Supreme Court Sounds Alarm On Overdependence On AI For Analyses On Legal Matters
The Supreme Court of India has warned against overreliance on artificial intelligence in legal reasoning after fake precedents generated by AI influenced orders of the NCLT and NCLAT. The apex court later set aside the rulings after exposing fabricated citations. It directed the Bar Council of India to frame guidelines and disciplinary measures to prevent misuse of AI in courts.

Supreme Court Sounds Alarm On Overdependence On AI For Analyses On Legal Matters | Pexels
The Supreme Court has sounded the alarm on a worrying trend of overreliance on artificial intelligence (AI) to provide deep analysis and insight on legal matters, which resulted in the extraordinary situation of the National Company Law Tribunal (NCLT) making a decision two years ago based on fake precedents. To make matters worse, the Appellate Tribunal cemented the gross errors through its own decision. Both orders were inevitably set aside by the apex court when the hallucinated precedents generated by AI were exposed. Use of such imagined court orders was, in the court’s view, similar to the release of methyl isocyanate (the Bhopal gas), which is invisible, invidious, and catastrophic, into the realm of law and justice. The bench of Justices Pamidighantam Sri Narasimha and Alok Aradhe directed the Bar Council of India to form a committee and come up with a guiding principle, as well as disciplinary measures, for members relying on entirely fake precedents or imagined citations from genuine orders.
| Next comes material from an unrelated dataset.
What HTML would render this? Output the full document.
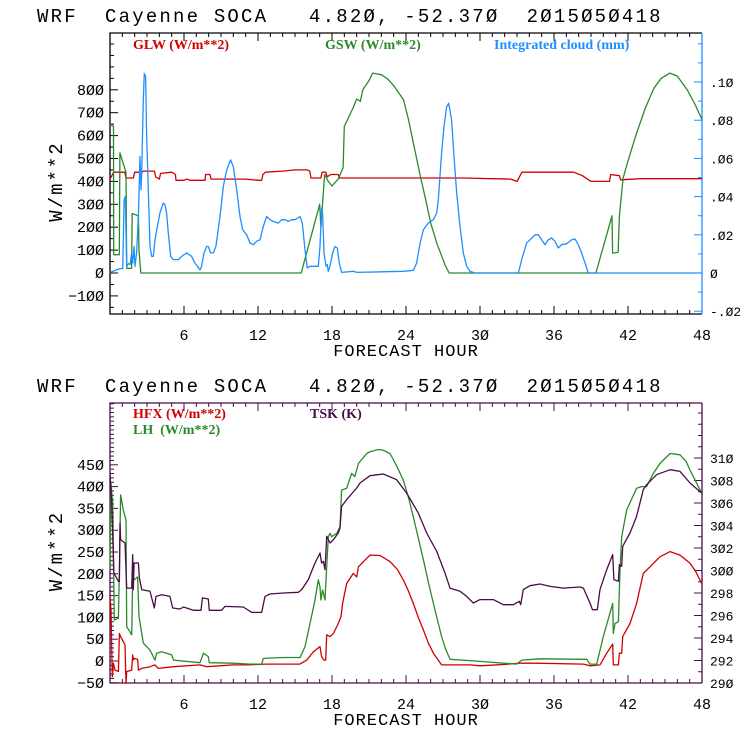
<!DOCTYPE html>
<html><head><meta charset="utf-8"><style>
body{margin:0;background:#fff;}
svg{display:block;}
text{white-space:pre;}
.t{font-family:"Liberation Mono",monospace;font-size:19px;letter-spacing:2.2px;fill:#000;}
.tk{font-family:"Liberation Mono",monospace;font-size:15px;fill:#000;}
.lg{font-family:"Liberation Serif",serif;font-size:14px;font-weight:bold;}
</style></head><body>
<svg id="chart" width="740" height="740" viewBox="0 0 740 740" xmlns="http://www.w3.org/2000/svg"></svg>
<script>
// ---- top panel data ----
const glwHours=[0,0.3,1.2,1.3,1.9,2.0,2.6,2.7,3.6,3.7,4.0,4.1,5.0,5.3,5.35,6,6.2,6.5,7.7,7.75,8.1,8.2,11,12,12.3,12.4,12.6,14,15,16,16.2,16.3,17.1,17.2,17.5,17.6,17.9,18.5,18.6,28.6,32.5,33.0,33.4,37.6,38.3,39.0,40.5,40.6,41.3,41.4,43,48];
const glwVals=[410,440,440,415,415,440,440,445,445,420,410,435,440,430,405,405,410,405,405,430,430,410,410,405,405,430,440,445,450,450,445,415,415,440,440,420,430,430,415,415,410,400,440,440,425,400,400,430,425,407,412,412];
const gswHours=[0,0.28,0.3,0.75,0.8,1.3,1.35,1.75,1.8,2.3,2.35,2.5,15.5,17.0,17.1,17.4,17.7,18.0,18.5,18.9,19.0,19.7,20.0,20.3,20.5,21.0,21.3,22.0,22.5,23.0,23.5,23.8,24.2,24.6,25.2,25.6,26.0,26.5,26.9,27.2,27.5,39.4,40.7,40.75,41.2,41.3,41.6,42.0,42.7,43.4,44.1,44.7,45.4,46.0,46.8,47.4,48];
const gswVals=[650,640,80,80,525,440,20,20,260,250,100,0,0,300,200,430,400,380,410,460,640,720,760,750,800,840,873,866,848,818,780,756,670,567,414,320,218,130,73,30,0,0,250,87,90,250,414,490,611,720,807,850,873,860,800,740,670];
const cloudHours=[0,0.81,1.03,1.14,1.24,1.35,1.49,1.62,1.76,1.84,1.95,2.03,2.16,2.30,2.43,2.51,2.57,2.65,2.70,2.78,2.89,2.97,3.11,3.24,3.38,3.51,3.65,3.84,4.05,4.32,4.46,4.59,4.73,4.92,5.14,5.54,5.81,6.22,6.62,6.89,7.30,7.43,7.62,7.84,7.97,8.16,8.38,8.59,8.92,9.19,9.46,9.78,10.0,10.27,10.54,10.76,11.08,11.35,11.62,11.89,12.16,12.43,12.70,12.97,13.24,13.65,13.92,14.19,14.46,14.73,15.0,15.41,15.59,15.81,16.0,16.22,16.89,17.03,17.16,17.24,17.35,17.51,17.62,17.70,17.84,18.05,18.24,18.43,18.59,18.78,19.73,20.0,23.78,24.59,24.86,25.14,25.41,25.81,26.22,26.49,26.62,26.89,27.08,27.30,27.46,27.70,27.89,28.11,28.38,28.65,28.92,29.19,29.59,33.11,33.38,33.78,34.05,34.46,34.73,35.0,35.27,35.54,35.81,36.08,36.35,36.62,37.03,37.43,37.70,37.97,38.24,38.51,38.78,48];
const cloudVals=[.0003,.0023,.0023,.0383,.0401,.0035,.0049,.0044,.0105,.0052,.0139,.0035,.0105,.0296,.061,.0436,.0523,.0767,.0906,.1045,.1028,.0732,.0418,.0139,.0087,.0087,.0174,.0244,.0314,.0366,.0357,.0314,.0209,.0087,.007,.007,.0087,.0105,.0087,.0052,.0017,.0035,.0105,.0139,.0139,.0105,.0105,.0139,.0296,.0453,.054,.0592,.0557,.0436,.0296,.0226,.02,.0157,.0148,.0166,.0174,.0244,.0296,.0279,.027,.0261,.0279,.0279,.027,.0279,.0279,.0296,.0261,.0122,.0026,.0035,.0035,.0139,.034,.0314,.0105,.0035,.0044,.0009,.0035,.0105,.0139,.0131,.0052,.0003,.0009,.0003,.0009,.0014,.0052,.0157,.0226,.0261,.0279,.0314,.0383,.0627,.0767,.0871,.0889,.0801,.061,.0418,.0244,.0105,.0035,.0009,0,0,.007,.0157,.0174,.02,.02,.0174,.0148,.0174,.0183,.0166,.0131,.0148,.0153,.0174,.0178,.0148,.0105,.0052,0,0];
// ---- bottom panel data ----
const hfxHours=[0,0.08,0.19,0.27,0.41,0.68,0.76,0.86,1.22,1.3,1.35,1.76,1.84,1.89,1.95,2.24,2.3,2.57,3.24,3.65,3.92,5.14,7.3,7.84,10.0,11.08,12.7,15.4,15.95,16.49,17.03,17.16,17.35,17.49,17.57,17.84,18.11,18.51,18.73,18.86,19.19,19.73,20.0,20.14,21.08,21.89,22.7,23.3,23.78,24.2,24.59,25.0,25.41,25.8,26.22,26.89,29.19,30,31.89,33.24,34.59,38.38,38.92,39.73,40.27,40.76,40.81,41.22,41.3,41.49,41.57,42.16,42.7,43.24,43.78,44.59,45.41,46.22,47.03,47.5,47.97];
const hfxVals=[148,117,-36,-5,-21,-24,63,56,37,-51,-24,-21,14,2,6,4,-21,-17,-13,-9,-17,-13,-9,-13,-9,-9,-7,-7,2,21,33,10,2,2,60,56,63,86,102,132,178,201,193,216,243,242,228,210,186,160,132,100,71,42,18,-9,-9,-11,-8,-5,-5,-7,-11,-9,18,39,-9,-9,18,18,56,86,132,201,216,239,251,243,224,205,178];
const lhHours=[0,0.08,0.22,0.35,0.68,0.76,0.86,1.08,1.3,1.35,1.76,1.84,1.95,2.24,2.35,2.7,3.24,3.65,3.78,4.19,4.59,5.0,5.14,7.3,7.57,7.97,8.05,10.0,11.35,12.3,12.43,14.05,15.41,15.81,16.22,16.62,16.89,17.03,17.1,17.24,17.43,17.57,17.7,17.84,17.97,18.38,18.65,18.78,19.19,19.59,19.86,20.14,20.81,21.08,21.76,22.2,22.7,23.2,23.78,24.2,24.59,25.0,25.41,25.8,26.22,26.6,26.89,27.2,27.57,29.19,30.54,31.89,32.97,33.38,34.86,38.65,38.92,39.46,40.0,40.76,40.81,40.95,41.22,41.35,41.49,41.89,42.7,43.11,43.51,44.0,44.59,45.41,46.22,46.7,47.03,47.5,47.97];
const lhVals=[209,407,362,94,98,209,381,346,323,79,60,193,186,193,102,41,25,2,18,21,18,14,2,-4,18,10,-4,-5,-7,-7,6,8,8,33,86,140,186,170,140,163,140,216,285,293,285,293,308,392,396,430,423,453,476,480,485,483,476,450,415,375,331,282,232,182,132,88,56,28,4,1,-2,-5,-7,2,5,4,-7,-7,56,132,63,86,90,209,285,346,396,400,400,428,453,476,473,458,438,412,385];
const tskHours=[0,0.14,0.32,0.68,0.76,0.81,0.86,1.22,1.35,1.76,1.84,1.89,1.95,2.30,2.38,2.57,3.24,3.59,3.73,4.19,4.86,5.08,5.68,5.95,6.76,7.38,7.49,7.97,8.05,9.05,9.32,10.81,11.49,12.30,12.57,12.97,14.05,15.27,15.54,16.08,16.62,17.03,17.16,17.30,17.43,17.57,17.84,18.11,18.51,18.65,18.78,19.19,20.0,20.27,21.08,22.16,23.24,24.05,25.0,25.68,26.49,27.16,27.57,28.38,28.92,29.46,30.0,31.08,31.89,32.7,33.19,33.3,33.51,34.05,34.86,35.68,36.76,38.11,38.38,38.92,39.11,39.51,39.73,40.27,40.76,40.86,41.22,41.3,41.49,41.57,42.16,42.7,43.24,43.51,44.32,45.41,46.22,47.03,47.97];
const tskVals=[308.67,306.0,299.78,299.04,299.04,304.22,302.74,302.44,298.44,298.44,301.41,298.3,300.67,300.67,299.33,298.3,298.15,296.67,297.7,297.85,297.7,296.67,296.58,296.76,296.46,296.46,297.56,297.47,296.46,296.46,296.81,296.76,296.28,296.28,297.7,297.91,298.0,298.06,298.3,299.19,300.67,301.56,300.67,300.81,300.07,303.04,302.44,302.74,303.33,303.78,305.7,306.3,307.33,307.78,308.43,308.58,308.07,306.89,305.11,303.33,301.7,299.78,298.44,298.15,297.7,297.11,297.41,297.41,296.96,296.96,297.26,296.96,298.3,298.65,298.8,298.59,298.44,298.53,298.44,297.11,296.52,296.52,298.3,300.07,301.41,299.19,299.04,300.52,300.37,302.15,303.33,304.81,307.19,307.63,308.52,308.96,308.81,307.78,306.89];
const xTickLabels=[6,12,18,24,30,36,42,48];
const topLeftTicks=[-100,0,100,200,300,400,500,600,700,800];
const topRightTicks=[-0.02,0,0.02,0.04,0.06,0.08,0.10];
const topRightLabels=["-.02","0",".02",".04",".06",".08",".10"];
const botLeftTicks=[-50,0,50,100,150,200,250,300,350,400,450];
const botRightTicks=[290,292,294,296,298,300,302,304,306,308,310];

const NS="http://www.w3.org/2000/svg";
const svg=document.getElementById('chart');
function mk(tag,attrs,parent){const e=document.createElementNS(NS,tag);for(const k in attrs)e.setAttribute(k,attrs[k]);(parent||svg).appendChild(e);return e;}
const L=110,R=702;
const xs=h=>L+(R-L)*h/48;
const yTopL=v=>273-v*0.229;
const yTopR=v=>273-v*1910;
const yBotL=v=>661-v*0.436;
const yBotR=v=>683-(v-290)*11.25;

function series(hours,vals,ys,color,name){
  let d='';
  for(let i=0;i<hours.length;i++){d+=(i?'L':'M')+xs(hours[i]).toFixed(1)+' '+ys(vals[i]).toFixed(1);}
  const p=mk('path',{d:d,fill:'none',stroke:color,'stroke-width':1.3,'stroke-linejoin':'round'});
  
  
}
function text(x,y,s,cls,fill,anchor,name){
  const t=mk('text',{x:x,y:y,class:cls});
  if(fill)t.setAttribute('fill',fill);
  if(anchor)t.setAttribute('text-anchor',anchor);
  t.textContent=s;
  
  
  return t;
}
function panel(top,bot,frameColor,rightColor,leftTicks,leftMinorStep,leftMin,leftMax,ysL,rightTicks,rightLabels,rightMinorStep,rMin,rMax,ysR,titleY,prefix){
  const g=mk('g',{});
  
  
  text(37,titleY,"WRF  Cayenne SOCA   4.820, -52.370  2015050418".replace(/0/g,'Ø'),'t',null,null,prefix+'-title');
  mk('path',{d:`M${R} ${top}H${L}V${bot}H${R}`,fill:'none',stroke:frameColor,'stroke-width':1.3},g);
  mk('line',{x1:R,y1:top,x2:R,y2:bot,stroke:rightColor,'stroke-width':1.3},g);
  for(let h=1;h<48;h++){
    const len=h%6===0?8:4;const x=xs(h);
    mk('line',{x1:x,y1:bot,x2:x,y2:bot-len,stroke:frameColor},g);
    mk('line',{x1:x,y1:top,x2:x,y2:top+len,stroke:frameColor},g);
  }
  xTickLabels.forEach(v=>text(xs(v),bot+26,String(v).replace(/0/g,'Ø'),'tk',null,'middle',prefix+'-x-tick'));
  text(406,bot+42,"FORECAST HOUR",'tk',null,'middle',prefix+'-x-axis-title').setAttribute('style','font-size:17px;letter-spacing:1px');
  for(let v=leftMin;v<=leftMax+1e-9;v+=leftMinorStep){
    const y=ysL(v);if(y<top||y>bot)continue;
    const major=leftTicks.some(t=>Math.abs(t-v)<1e-6);
    mk('line',{x1:L,y1:y,x2:L+(major?8:4),y2:y,stroke:frameColor},g);
  }
  leftTicks.forEach(v=>text(104,ysL(v)+5,String(v).replace('-','−').replace(/0/g,'Ø'),'tk',null,'end',prefix+'-y-tick'));
  for(let v=rMin;v<=rMax+1e-9;v+=rightMinorStep){
    const y=ysR(v);if(y<top-0.5||y>bot+0.5)continue;
    const major=rightTicks.some(t=>Math.abs(t-v)<1e-6);
    mk('line',{x1:R,y1:y,x2:R-(major?8:4),y2:y,stroke:rightColor},g);
  }
  rightTicks.forEach((v,i)=>text(710,ysR(v)+5,rightLabels[i].replace(/0/g,'Ø'),'tk',null,null,prefix+'-y2-tick').setAttribute('style','font-size:13px'));
  const yt=text(0,0,"W/m**2",'tk',null,'middle',prefix+'-y-axis-title');
  yt.setAttribute('transform',`translate(62 ${(top+bot)/2+8}) rotate(-90)`);
  yt.setAttribute('style','font-size:19px;letter-spacing:2px');
}
panel(33,314,'#000','#1e8fff',topLeftTicks,50,-150,1000,yTopL,topRightTicks,topRightLabels,0.01,-0.03,0.13,yTopR,22,'top');
panel(403,683,'#4a0c48','#4a0c48',botLeftTicks,10,-50,600,yBotL,botRightTicks,botRightTicks.map(String),1,290,316,yBotR,392,'bottom');

series(glwHours,glwVals,yTopL,'#d00000','glw-line');
series(gswHours,gswVals,yTopL,'#2a8a2a','gsw-line');
series(cloudHours,cloudVals,yTopR,'#1e8fff','cloud-line');
series(hfxHours,hfxVals,yBotL,'#d00000','hfx-line');
series(lhHours,lhVals,yBotL,'#2a8a2a','lh-line');
series(tskHours,tskVals,yBotR,'#4a0c48','tsk-line');

text(133,49,"GLW (W/m**2)",'lg','#d00000',null,'legend-glw');
text(325,49,"GSW (W/m**2)",'lg','#2a8a2a',null,'legend-gsw');
text(494,49,"Integrated cloud (mm)",'lg','#1e8fff',null,'legend-cloud');
text(133,418,"HFX (W/m**2)",'lg','#d00000',null,'legend-hfx');
text(133,434,"LH  (W/m**2)",'lg','#2a8a2a',null,'legend-lh');
text(310,418,"TSK (K)",'lg','#4a0c48',null,'legend-tsk');
</script>
</body></html>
The impugned NCLT and NCLAT orders pertain to a case of insolvency proceedings in which counsel for the appellant informed the court about the shocking citation of fake precedents as well as purported paragraphs of genuine judgements that were wholly imaginary. Discovery of machine-fabricated legal reasoning is a welcome development at the current stage of AI development when major companies and upstart developers alike are racing to monetise their products, often attributing superhuman powers to them.
Subjecting computers to high levels of reasoning assignments comes with the possibility that they will fob off deep-drilling queries with hallucinatory answers. Where the legal team is unable to recognise the wheat from the chaff and subject the answers to a diligent examination, the result will inevitably be a perversion of justice. The Gujarat High Court had earlier warned of the risks of relying on AI for legal reasoning and decision-making, restricting its use only as an aid. As this newspaper has noted in the past, the Law Society of the United Kingdom expressed genuine concern about the inability of AI to understand its own output in response to prompts in the same manner that a lawyer can. Even before IT companies pitched AI as a panacea, computers possessed the ability to sift through massive data and come up with relevant results. Recently, computer scientists in the United States accurately observed that most people would have no significant gain from the present state of AI, and young individuals may actually be blunting their ability for critical thinking by relying on it. The NLCT case before the SC is a cautionary tale for young lawyers who find it more convenient to chase AI sirens than to burn the midnight oil to verify. Companies overselling their AI products as total replacements for knowledge workers should be worried that they may be causing real harm.